=== SHORT TASK ===
Look for the line containing "Write a web" and the line containing "1990, 2000, 2010];" in the entries below. Copy those two and all lines between them exactly, leaving out pictures.

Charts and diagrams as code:
········

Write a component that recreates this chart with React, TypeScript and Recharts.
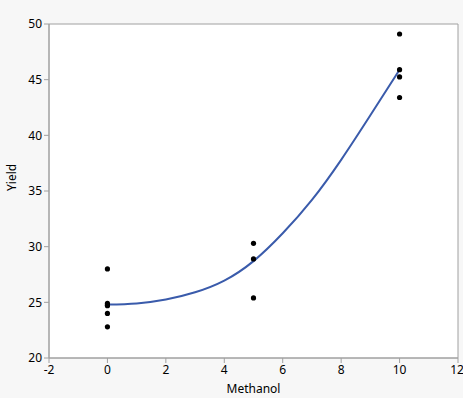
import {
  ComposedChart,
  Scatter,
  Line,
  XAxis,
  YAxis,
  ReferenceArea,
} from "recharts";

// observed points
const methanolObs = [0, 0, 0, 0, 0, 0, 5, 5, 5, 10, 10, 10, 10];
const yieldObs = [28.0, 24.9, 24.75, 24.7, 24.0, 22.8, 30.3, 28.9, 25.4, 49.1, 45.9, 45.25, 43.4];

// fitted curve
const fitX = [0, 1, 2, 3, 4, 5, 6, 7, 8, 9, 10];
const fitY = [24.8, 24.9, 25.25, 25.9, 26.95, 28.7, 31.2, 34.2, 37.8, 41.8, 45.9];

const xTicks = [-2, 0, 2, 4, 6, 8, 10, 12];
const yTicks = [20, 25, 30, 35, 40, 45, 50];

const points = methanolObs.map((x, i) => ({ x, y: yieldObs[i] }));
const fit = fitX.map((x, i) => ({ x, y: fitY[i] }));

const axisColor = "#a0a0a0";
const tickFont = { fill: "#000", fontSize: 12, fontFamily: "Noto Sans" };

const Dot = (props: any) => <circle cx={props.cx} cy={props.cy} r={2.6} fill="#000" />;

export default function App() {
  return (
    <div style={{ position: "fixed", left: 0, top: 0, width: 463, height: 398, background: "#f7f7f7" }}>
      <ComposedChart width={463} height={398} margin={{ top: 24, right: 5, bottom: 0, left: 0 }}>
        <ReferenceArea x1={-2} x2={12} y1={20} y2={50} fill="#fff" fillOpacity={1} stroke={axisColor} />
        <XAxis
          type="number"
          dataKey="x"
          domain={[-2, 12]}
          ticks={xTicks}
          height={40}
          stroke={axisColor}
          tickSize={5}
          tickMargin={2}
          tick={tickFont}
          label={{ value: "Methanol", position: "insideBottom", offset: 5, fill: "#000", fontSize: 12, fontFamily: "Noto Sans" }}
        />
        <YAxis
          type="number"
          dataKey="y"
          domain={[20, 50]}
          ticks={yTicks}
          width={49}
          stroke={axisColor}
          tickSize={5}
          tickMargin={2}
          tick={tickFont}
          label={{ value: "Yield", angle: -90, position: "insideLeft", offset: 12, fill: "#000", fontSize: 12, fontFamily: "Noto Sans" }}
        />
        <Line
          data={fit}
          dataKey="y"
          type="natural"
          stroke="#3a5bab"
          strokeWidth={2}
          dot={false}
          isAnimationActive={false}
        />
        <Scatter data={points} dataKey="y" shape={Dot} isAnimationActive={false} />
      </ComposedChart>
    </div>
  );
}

········

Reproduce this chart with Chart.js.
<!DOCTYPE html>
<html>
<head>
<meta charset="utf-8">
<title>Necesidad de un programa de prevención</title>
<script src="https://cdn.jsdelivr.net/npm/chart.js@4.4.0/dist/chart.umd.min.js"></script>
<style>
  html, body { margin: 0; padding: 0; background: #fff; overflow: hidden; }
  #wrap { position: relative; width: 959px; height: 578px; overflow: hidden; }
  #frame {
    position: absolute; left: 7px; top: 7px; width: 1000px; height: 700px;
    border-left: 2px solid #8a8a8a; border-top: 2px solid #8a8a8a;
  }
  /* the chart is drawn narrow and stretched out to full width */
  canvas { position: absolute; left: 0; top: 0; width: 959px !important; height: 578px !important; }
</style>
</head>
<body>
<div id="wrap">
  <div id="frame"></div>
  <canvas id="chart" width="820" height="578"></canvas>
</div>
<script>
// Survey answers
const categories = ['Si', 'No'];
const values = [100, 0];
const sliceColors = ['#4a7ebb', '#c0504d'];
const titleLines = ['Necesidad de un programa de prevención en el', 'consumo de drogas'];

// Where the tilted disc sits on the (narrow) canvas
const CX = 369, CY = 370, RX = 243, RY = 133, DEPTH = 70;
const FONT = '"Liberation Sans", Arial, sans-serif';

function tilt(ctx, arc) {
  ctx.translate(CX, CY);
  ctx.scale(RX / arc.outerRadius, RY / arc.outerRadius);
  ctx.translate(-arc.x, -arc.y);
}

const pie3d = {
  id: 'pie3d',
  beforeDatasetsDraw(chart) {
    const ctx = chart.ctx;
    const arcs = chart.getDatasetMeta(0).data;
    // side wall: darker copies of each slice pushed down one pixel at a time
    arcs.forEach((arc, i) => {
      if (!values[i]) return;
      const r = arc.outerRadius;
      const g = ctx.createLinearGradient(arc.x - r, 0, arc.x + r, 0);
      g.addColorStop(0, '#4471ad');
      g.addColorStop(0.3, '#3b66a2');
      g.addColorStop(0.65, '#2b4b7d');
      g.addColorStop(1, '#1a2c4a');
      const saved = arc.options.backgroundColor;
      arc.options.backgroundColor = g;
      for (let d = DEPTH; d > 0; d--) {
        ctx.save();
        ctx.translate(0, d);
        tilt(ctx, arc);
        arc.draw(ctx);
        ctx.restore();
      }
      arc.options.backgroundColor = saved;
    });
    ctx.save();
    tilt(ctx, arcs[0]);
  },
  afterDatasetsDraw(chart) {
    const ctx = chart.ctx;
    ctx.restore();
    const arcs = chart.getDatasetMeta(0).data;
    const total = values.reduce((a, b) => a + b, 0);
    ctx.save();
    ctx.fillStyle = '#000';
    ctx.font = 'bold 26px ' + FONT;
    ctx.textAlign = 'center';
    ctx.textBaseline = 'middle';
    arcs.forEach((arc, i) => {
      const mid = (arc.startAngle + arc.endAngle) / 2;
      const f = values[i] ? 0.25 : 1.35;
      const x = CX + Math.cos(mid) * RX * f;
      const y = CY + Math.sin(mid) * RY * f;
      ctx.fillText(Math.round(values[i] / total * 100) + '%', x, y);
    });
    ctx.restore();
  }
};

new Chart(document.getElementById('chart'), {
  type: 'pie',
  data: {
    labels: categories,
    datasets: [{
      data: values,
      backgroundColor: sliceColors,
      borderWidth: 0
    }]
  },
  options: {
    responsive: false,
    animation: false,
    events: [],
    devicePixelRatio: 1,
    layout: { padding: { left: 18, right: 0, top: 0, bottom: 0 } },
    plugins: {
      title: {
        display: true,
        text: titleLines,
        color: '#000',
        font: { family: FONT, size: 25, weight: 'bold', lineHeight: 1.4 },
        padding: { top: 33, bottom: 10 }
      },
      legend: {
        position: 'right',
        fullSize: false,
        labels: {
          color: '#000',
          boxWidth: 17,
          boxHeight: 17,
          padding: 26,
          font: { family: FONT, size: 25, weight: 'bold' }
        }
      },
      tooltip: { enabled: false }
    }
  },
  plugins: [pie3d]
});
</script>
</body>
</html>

········

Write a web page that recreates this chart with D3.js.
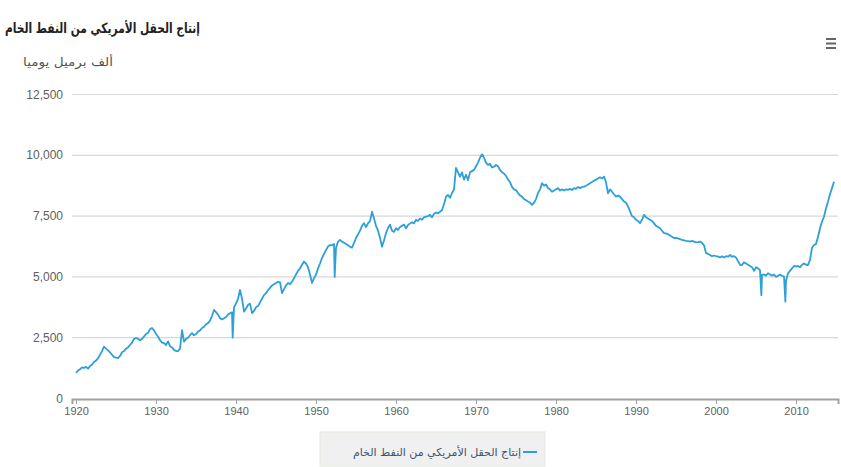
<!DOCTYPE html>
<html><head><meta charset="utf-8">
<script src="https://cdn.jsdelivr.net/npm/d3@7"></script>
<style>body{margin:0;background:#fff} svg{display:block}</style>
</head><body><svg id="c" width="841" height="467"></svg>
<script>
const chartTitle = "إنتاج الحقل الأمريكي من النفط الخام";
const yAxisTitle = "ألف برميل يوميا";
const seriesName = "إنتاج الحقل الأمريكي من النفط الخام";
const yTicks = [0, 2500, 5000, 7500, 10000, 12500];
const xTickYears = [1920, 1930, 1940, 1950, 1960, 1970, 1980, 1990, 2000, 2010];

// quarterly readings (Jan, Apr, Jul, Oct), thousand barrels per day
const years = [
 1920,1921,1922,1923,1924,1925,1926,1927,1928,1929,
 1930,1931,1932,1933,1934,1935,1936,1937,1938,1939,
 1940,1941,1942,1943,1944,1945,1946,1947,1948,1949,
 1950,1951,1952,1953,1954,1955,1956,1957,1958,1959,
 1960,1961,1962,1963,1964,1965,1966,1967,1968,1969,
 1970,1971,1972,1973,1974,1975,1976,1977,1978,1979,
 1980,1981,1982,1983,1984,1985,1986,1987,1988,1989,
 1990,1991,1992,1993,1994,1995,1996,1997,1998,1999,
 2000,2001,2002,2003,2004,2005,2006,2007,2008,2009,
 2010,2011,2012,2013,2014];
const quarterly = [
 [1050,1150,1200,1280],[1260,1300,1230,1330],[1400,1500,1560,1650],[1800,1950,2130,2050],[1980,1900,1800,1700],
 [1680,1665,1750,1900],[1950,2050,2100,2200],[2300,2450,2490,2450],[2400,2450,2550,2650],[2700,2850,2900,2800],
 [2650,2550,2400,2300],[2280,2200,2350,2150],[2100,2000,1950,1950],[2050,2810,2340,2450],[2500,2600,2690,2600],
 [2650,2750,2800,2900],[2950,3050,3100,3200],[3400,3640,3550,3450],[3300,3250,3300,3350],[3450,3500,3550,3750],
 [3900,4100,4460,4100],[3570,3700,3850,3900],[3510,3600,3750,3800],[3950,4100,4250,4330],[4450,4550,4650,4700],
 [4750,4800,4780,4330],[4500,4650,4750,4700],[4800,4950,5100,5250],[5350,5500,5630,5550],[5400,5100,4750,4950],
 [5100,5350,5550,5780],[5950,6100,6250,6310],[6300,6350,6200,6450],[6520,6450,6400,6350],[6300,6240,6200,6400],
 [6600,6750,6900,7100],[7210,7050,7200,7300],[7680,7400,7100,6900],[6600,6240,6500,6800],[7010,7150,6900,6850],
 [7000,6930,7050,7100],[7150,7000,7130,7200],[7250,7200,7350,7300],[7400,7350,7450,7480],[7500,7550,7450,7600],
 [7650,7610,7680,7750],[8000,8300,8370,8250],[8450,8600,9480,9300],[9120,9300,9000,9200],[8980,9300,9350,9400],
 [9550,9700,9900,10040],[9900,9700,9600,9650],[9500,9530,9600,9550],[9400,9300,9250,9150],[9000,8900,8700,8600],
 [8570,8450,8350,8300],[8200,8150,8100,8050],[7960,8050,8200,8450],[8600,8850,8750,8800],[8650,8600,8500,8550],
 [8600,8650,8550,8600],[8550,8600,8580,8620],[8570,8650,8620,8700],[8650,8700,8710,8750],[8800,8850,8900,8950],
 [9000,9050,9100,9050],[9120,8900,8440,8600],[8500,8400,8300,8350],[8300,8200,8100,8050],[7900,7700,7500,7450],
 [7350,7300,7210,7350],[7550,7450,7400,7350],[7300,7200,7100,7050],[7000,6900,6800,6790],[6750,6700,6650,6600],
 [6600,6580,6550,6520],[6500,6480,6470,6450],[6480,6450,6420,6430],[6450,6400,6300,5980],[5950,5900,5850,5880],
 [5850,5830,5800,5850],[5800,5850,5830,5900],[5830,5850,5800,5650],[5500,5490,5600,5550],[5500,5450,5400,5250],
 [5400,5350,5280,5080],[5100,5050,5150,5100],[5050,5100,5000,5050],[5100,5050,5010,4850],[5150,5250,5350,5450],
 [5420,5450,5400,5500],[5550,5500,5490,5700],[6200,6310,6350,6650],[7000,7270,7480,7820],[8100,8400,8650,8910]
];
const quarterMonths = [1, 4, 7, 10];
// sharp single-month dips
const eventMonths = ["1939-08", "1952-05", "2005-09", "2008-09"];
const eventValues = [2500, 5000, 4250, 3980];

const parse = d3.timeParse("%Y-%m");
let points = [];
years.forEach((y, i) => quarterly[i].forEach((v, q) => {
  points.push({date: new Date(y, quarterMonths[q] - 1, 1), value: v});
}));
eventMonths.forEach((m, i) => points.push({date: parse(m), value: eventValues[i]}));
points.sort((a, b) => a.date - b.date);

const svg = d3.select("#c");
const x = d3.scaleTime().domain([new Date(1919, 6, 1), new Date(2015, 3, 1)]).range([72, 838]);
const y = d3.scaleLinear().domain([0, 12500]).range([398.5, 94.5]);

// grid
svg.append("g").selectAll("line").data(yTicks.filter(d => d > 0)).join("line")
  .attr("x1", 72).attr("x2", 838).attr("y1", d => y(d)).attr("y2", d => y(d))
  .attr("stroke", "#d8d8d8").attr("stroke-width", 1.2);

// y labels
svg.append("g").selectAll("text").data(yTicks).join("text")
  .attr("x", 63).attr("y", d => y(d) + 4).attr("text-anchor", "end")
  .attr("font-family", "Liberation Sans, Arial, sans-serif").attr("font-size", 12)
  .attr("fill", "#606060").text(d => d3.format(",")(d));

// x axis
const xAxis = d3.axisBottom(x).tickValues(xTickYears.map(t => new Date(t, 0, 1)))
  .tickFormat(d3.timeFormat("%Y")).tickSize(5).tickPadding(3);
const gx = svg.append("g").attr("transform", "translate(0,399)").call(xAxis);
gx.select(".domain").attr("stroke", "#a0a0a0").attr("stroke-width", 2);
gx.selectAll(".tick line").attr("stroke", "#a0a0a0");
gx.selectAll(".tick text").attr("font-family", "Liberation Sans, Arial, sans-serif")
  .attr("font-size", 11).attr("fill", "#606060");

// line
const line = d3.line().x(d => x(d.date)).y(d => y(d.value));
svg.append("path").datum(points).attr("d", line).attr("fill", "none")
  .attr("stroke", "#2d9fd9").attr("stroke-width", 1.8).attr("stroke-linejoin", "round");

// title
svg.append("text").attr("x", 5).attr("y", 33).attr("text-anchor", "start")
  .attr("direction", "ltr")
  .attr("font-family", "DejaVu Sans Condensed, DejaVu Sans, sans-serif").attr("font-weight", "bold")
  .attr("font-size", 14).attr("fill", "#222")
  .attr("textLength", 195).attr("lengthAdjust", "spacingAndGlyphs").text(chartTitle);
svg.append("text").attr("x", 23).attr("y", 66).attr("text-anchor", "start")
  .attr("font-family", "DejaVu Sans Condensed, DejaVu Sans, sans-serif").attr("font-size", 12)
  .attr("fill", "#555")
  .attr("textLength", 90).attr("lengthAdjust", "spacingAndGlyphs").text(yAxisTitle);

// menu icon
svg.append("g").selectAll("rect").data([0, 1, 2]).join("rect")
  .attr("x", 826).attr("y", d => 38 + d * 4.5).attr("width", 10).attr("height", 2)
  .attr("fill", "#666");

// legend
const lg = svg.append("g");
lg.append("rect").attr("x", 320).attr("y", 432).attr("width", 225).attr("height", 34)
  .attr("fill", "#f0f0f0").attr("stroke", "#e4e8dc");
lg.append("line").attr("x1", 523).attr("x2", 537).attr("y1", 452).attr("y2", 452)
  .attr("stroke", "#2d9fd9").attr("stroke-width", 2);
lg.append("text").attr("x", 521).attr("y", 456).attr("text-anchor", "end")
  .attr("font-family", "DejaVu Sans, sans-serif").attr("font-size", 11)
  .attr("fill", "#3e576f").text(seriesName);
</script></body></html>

········

=== REPLY TO THE TASK ===
Write a web page that recreates this chart with D3.js.
<!DOCTYPE html>
<html><head><meta charset="utf-8">
<script src="https://cdn.jsdelivr.net/npm/d3@7"></script>
<style>body{margin:0;background:#fff} svg{display:block}</style>
</head><body><svg id="c" width="841" height="467"></svg>
<script>
const chartTitle = "إنتاج الحقل الأمريكي من النفط الخام";
const yAxisTitle = "ألف برميل يوميا";
const seriesName = "إنتاج الحقل الأمريكي من النفط الخام";
const yTicks = [0, 2500, 5000, 7500, 10000, 12500];
const xTickYears = [1920, 1930, 1940, 1950, 1960, 1970, 1980, 1990, 2000, 2010];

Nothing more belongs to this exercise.